For the past few years, anyone looking to Google to buy a domain has been met with this support page, which proclaims that “Google itself doesn’t register or host domain names,” before recommending up a few partners who do.

That changes today.

Google has just launched a small private beta for a domain registration service that it’s aptly dubbed “Google Domains.” You can find the largely locked down landing page for the service here.

And talk about timing: On June 9, GoDaddy finally filed for the IPO that it’s been mulling since at least 2006. Two weeks later, Google publicly announces plans to get into the domain registration market. Up until now, GoDaddy was even one of the partners that Google recommended. That can’t feel great.

No it can’t, but GoDaddy is hardly a responsible or ethical company either. Fortunately, GoDaddy has competitors that are… Namecheap and Tucows/Hover.
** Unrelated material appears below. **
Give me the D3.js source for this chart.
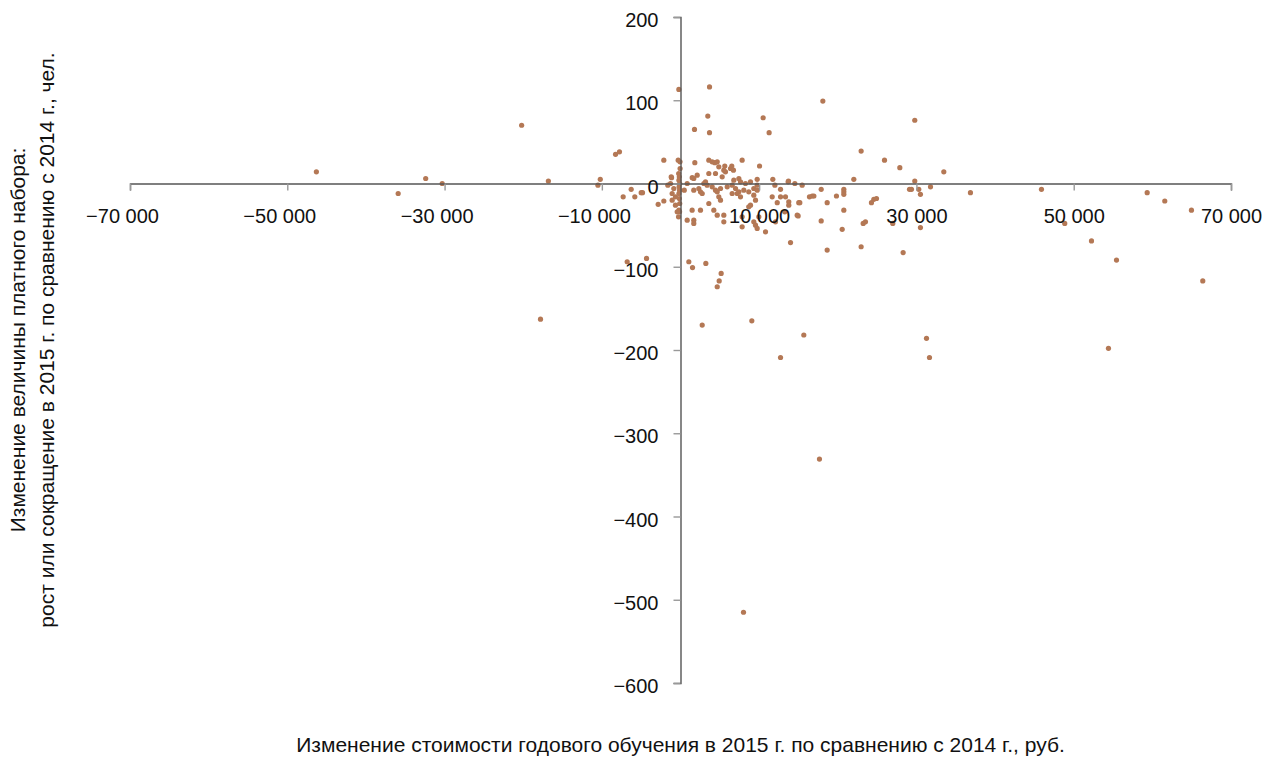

Google’s experimentation with selling domains is predictable. An unstated goal of Google is to be everyone’s provider and filter for everything: browser maker, email provider, repository for storage of documents and data, DNS provider, operating system distributor, search and ecommerce portal… the list goes on and on. At this point, Google is competing with just about every firm that sells software or support for software. Google’s specialty is entering markets and corralling market share over time; consider how Google Search, Gmail, and Chrome became ubiquitous. And, like Amazon, it is increasingly getting into hardware itself, too, making it a bigger competitor with Microsoft’s traditional partners and Apple.

There has never been a better time to leave Google behind and cut ties with the Monster of Mountain View. Users should free themselves from Google dependence and discover what the Web has to offer.